Material
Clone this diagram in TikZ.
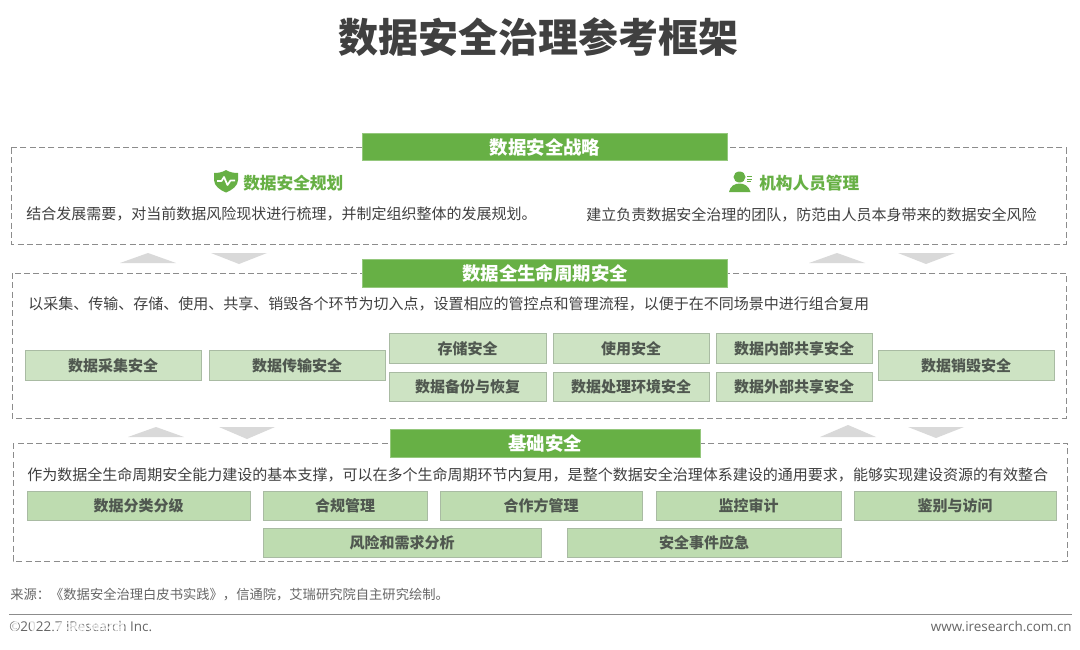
\documentclass[tikz,border=0pt]{standalone}
\usepackage{fontspec}
\setmainfont{Noto Sans CJK SC}
\newfontfamily\latinfont{Open Sans}
\definecolor{hgreen}{HTML}{67B045}
\definecolor{boxfill}{HTML}{CDE3C3}
\definecolor{boxline}{HTML}{A9BBA3}
\definecolor{boxfillb}{HTML}{BEDCB0}
\definecolor{tritone}{HTML}{D9D9D9}
\definecolor{dashc}{HTML}{8C8C8C}
\definecolor{bodyc}{HTML}{404040}
\definecolor{labelc}{HTML}{505850}
\tikzset{
  x=0.75pt,y=-0.75pt,
  dashbox/.style={draw=dashc,line width=0.75pt,dash pattern=on 4.5pt off 2.5pt},
  hbox/.style={fill=hgreen,draw=hgreen!70!white,line width=0.4pt},
  hlabel/.style={text=white,font=\fontsize{13.8}{16}\selectfont\bfseries,inner sep=0pt},
  lbox/.style={fill=boxfill,draw=boxline,line width=0.5pt},
  lboxb/.style={fill=boxfillb,draw=boxline,line width=0.5pt},
  boxlabel/.style={text=labelc,font=\fontsize{11.25}{14}\selectfont\bfseries,inner sep=0pt},
  desc/.style={text=bodyc,font=\fontsize{11.26}{14}\selectfont,inner sep=0pt,anchor=west},
  sub/.style={text=hgreen,font=\fontsize{12.5}{15}\selectfont\bfseries,inner sep=0pt},
  tri/.style={fill=tritone,draw=none},
  footlatin/.style={inner sep=0pt,text=black!60,font=\latinfont\fontsize{10.1}{12}\selectfont},
}
\newcommand{\lb}[7][lbox]{%
  \path[#1] (#3,#4) rectangle ({#5-0.6},{#6-0.4});
  \node[boxlabel] (#2) at ({(#3+#5)/2-0.3},{(#4+#6)/2}) {#7};
}
\begin{document}
\begin{tikzpicture}
\useasboundingbox (0,0) rectangle (1080,649);
\fill[white] (0,0) rectangle (1080,649);
\node[inner sep=0pt,text=bodyc,font=\fontsize{30}{36}\selectfont\bfseries] (title) at (538.5,37) {数据安全治理参考框架};

% dashed frames
\draw[dashbox] (11,148) rectangle (1066,244);
\draw[dashbox] (12,273) rectangle (1066,418);
\draw[dashbox] (13,443) rectangle (1067,561);

% headers
\path[hbox] (362,133) rectangle (727.4,160);
\node[hlabel] (h1) at (545,147) {数据安全战略};
\path[hbox] (362,259) rectangle (727.4,287);
\node[hlabel] (h2) at (545,273.5) {数据全生命周期安全};
\path[hbox] (390,429) rectangle (700.4,457);
\node[hlabel] (h3) at (545,443.5) {基础安全};

% shield icon
\fill[hgreen] (226,170) .. controls (222,172.5) and (218,173) .. (214,173) -- (214,180) .. controls (214,186) and (220,190) .. (226,192.5) .. controls (232,190) and (238,186) .. (238,180) -- (238,173) .. controls (234,173) and (230,172.5) .. (226,170) -- cycle;
\draw[white,line width=1.3pt,line join=round] (217,181) -- (221.5,181) -- (224,177) -- (227.5,185) -- (230.5,180.5) -- (235,180.5);
\node[sub,anchor=west] (s1) at (243,183) {数据安全规划};

% person icon
\fill[hgreen] (739.5,177) ellipse (6 and 5.5);
\fill[hgreen] (729,192) .. controls (730,186) and (735,183.5) .. (739.5,183.5) .. controls (744,183.5) and (749,186) .. (750.5,192) -- cycle;
\draw[hgreen,line width=0.6pt] (747,176.5) -- (752,176.5) (747,179) -- (752,179) (747,181.5) -- (751,181.5);
\node[sub,anchor=west] (s2) at (759,183) {机构人员管理};

\node[desc] (d1) at (26,214) {结合发展需要，对当前数据风险现状进行梳理，并制定组织整体的发展规划。};
\node[desc] (d2) at (586,215) {建立负责数据安全治理的团队，防范由人员本身带来的数据安全风险};
\node[desc] (d3) at (28,304) {以采集、传输、存储、使用、共享、销毁各个环节为切入点，设置相应的管控点和管理流程，以便于在不同场景中进行组合复用};
\node[desc] (d4) at (27,475) {作为数据全生命周期安全能力建设的基本支撑，可以在多个生命周期环节内复用，是整个数据安全治理体系建设的通用要求，能够实现建设资源的有效整合};

% triangles
\fill[tri] (120,263) -- (176,263) -- (148,253) -- cycle;
\fill[tri] (211,253) -- (267,253) -- (239,264) -- cycle;
\fill[tri] (809,263) -- (865,263) -- (837,253) -- cycle;
\fill[tri] (898,253) -- (955,253) -- (926,264) -- cycle;
\fill[tri] (128,437) -- (184,437) -- (156,427) -- cycle;
\fill[tri] (219,427) -- (275,427) -- (247,439) -- cycle;
\fill[tri] (820,437) -- (876,437) -- (848,425) -- cycle;
\fill[tri] (908,427) -- (964,427) -- (936,438) -- cycle;

% lifecycle boxes
\lb{a1}{25}{350}{202}{381}{数据采集安全}
\lb{a2}{209}{350}{386}{381}{数据传输安全}
\lb{a3}{389}{333}{547}{364}{存储安全}
\lb{a4}{389}{372}{547}{402}{数据备份与恢复}
\lb{a5}{553}{333}{710}{364}{使用安全}
\lb{a6}{553}{372}{710}{402}{数据处理环境安全}
\lb{a7}{716}{333}{873}{364}{数据内部共享安全}
\lb{a8}{716}{372}{873}{402}{数据外部共享安全}
\lb{a9}{878}{350}{1055}{381}{数据销毁安全}

% foundation boxes
\lb[lboxb]{b1}{27}{491}{251}{521}{数据分类分级}
\lb[lboxb]{b2}{263}{491}{428}{521}{合规管理}
\lb[lboxb]{b3}{440}{491}{643}{521}{合作方管理}
\lb[lboxb]{b4}{656}{491}{842}{521}{监控审计}
\lb[lboxb]{b5}{854}{491}{1057}{521}{鉴别与访问}
\lb[lboxb]{b6}{263}{528}{542}{558}{风险和需求分析}
\lb[lboxb]{b7}{567}{528}{842}{558}{安全事件应急}

% footer
\node[inner sep=0pt,anchor=west,text=black!60,font=\fontsize{9.97}{12}\selectfont] (src) at (10,595) {来源：《数据安全治理白皮书实践》，信通院，艾瑞研究院自主研究绘制。};
\coordinate (r1) at (9,614.5);
\coordinate (r2) at (1072,614.5);
\draw[black!45,line width=0.75pt] (r1) -- (r2);
\node[footlatin,anchor=west] (cr) at (9,626) {©2022.7 iResearch Inc.};
\node[footlatin,anchor=east] (web) at (1072,626) {www.iresearch.com.cn};

% watermark over the copyright line
\draw[white,opacity=0.75,line width=2.6pt] (24,628) circle (10);
\node[inner sep=0pt,anchor=west,text=white,opacity=0.75,font=\fontsize{14}{16}\selectfont\bfseries] (wm) at (51,631) {大数跨境};
\end{tikzpicture}
\end{document}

What is required
Write out exactly the lines between the start of the data and the line with "(h3) at (545,443.5)", including both, but none of the pictures.

The response
Clone this diagram in TikZ.
\documentclass[tikz,border=0pt]{standalone}
\usepackage{fontspec}
\setmainfont{Noto Sans CJK SC}
\newfontfamily\latinfont{Open Sans}
\definecolor{hgreen}{HTML}{67B045}
\definecolor{boxfill}{HTML}{CDE3C3}
\definecolor{boxline}{HTML}{A9BBA3}
\definecolor{boxfillb}{HTML}{BEDCB0}
\definecolor{tritone}{HTML}{D9D9D9}
\definecolor{dashc}{HTML}{8C8C8C}
\definecolor{bodyc}{HTML}{404040}
\definecolor{labelc}{HTML}{505850}
\tikzset{
  x=0.75pt,y=-0.75pt,
  dashbox/.style={draw=dashc,line width=0.75pt,dash pattern=on 4.5pt off 2.5pt},
  hbox/.style={fill=hgreen,draw=hgreen!70!white,line width=0.4pt},
  hlabel/.style={text=white,font=\fontsize{13.8}{16}\selectfont\bfseries,inner sep=0pt},
  lbox/.style={fill=boxfill,draw=boxline,line width=0.5pt},
  lboxb/.style={fill=boxfillb,draw=boxline,line width=0.5pt},
  boxlabel/.style={text=labelc,font=\fontsize{11.25}{14}\selectfont\bfseries,inner sep=0pt},
  desc/.style={text=bodyc,font=\fontsize{11.26}{14}\selectfont,inner sep=0pt,anchor=west},
  sub/.style={text=hgreen,font=\fontsize{12.5}{15}\selectfont\bfseries,inner sep=0pt},
  tri/.style={fill=tritone,draw=none},
  footlatin/.style={inner sep=0pt,text=black!60,font=\latinfont\fontsize{10.1}{12}\selectfont},
}
\newcommand{\lb}[7][lbox]{%
  \path[#1] (#3,#4) rectangle ({#5-0.6},{#6-0.4});
  \node[boxlabel] (#2) at ({(#3+#5)/2-0.3},{(#4+#6)/2}) {#7};
}
\begin{document}
\begin{tikzpicture}
\useasboundingbox (0,0) rectangle (1080,649);
\fill[white] (0,0) rectangle (1080,649);
\node[inner sep=0pt,text=bodyc,font=\fontsize{30}{36}\selectfont\bfseries] (title) at (538.5,37) {数据安全治理参考框架};

% dashed frames
\draw[dashbox] (11,148) rectangle (1066,244);
\draw[dashbox] (12,273) rectangle (1066,418);
\draw[dashbox] (13,443) rectangle (1067,561);

% headers
\path[hbox] (362,133) rectangle (727.4,160);
\node[hlabel] (h1) at (545,147) {数据安全战略};
\path[hbox] (362,259) rectangle (727.4,287);
\node[hlabel] (h2) at (545,273.5) {数据全生命周期安全};
\path[hbox] (390,429) rectangle (700.4,457);
\node[hlabel] (h3) at (545,443.5) {基础安全};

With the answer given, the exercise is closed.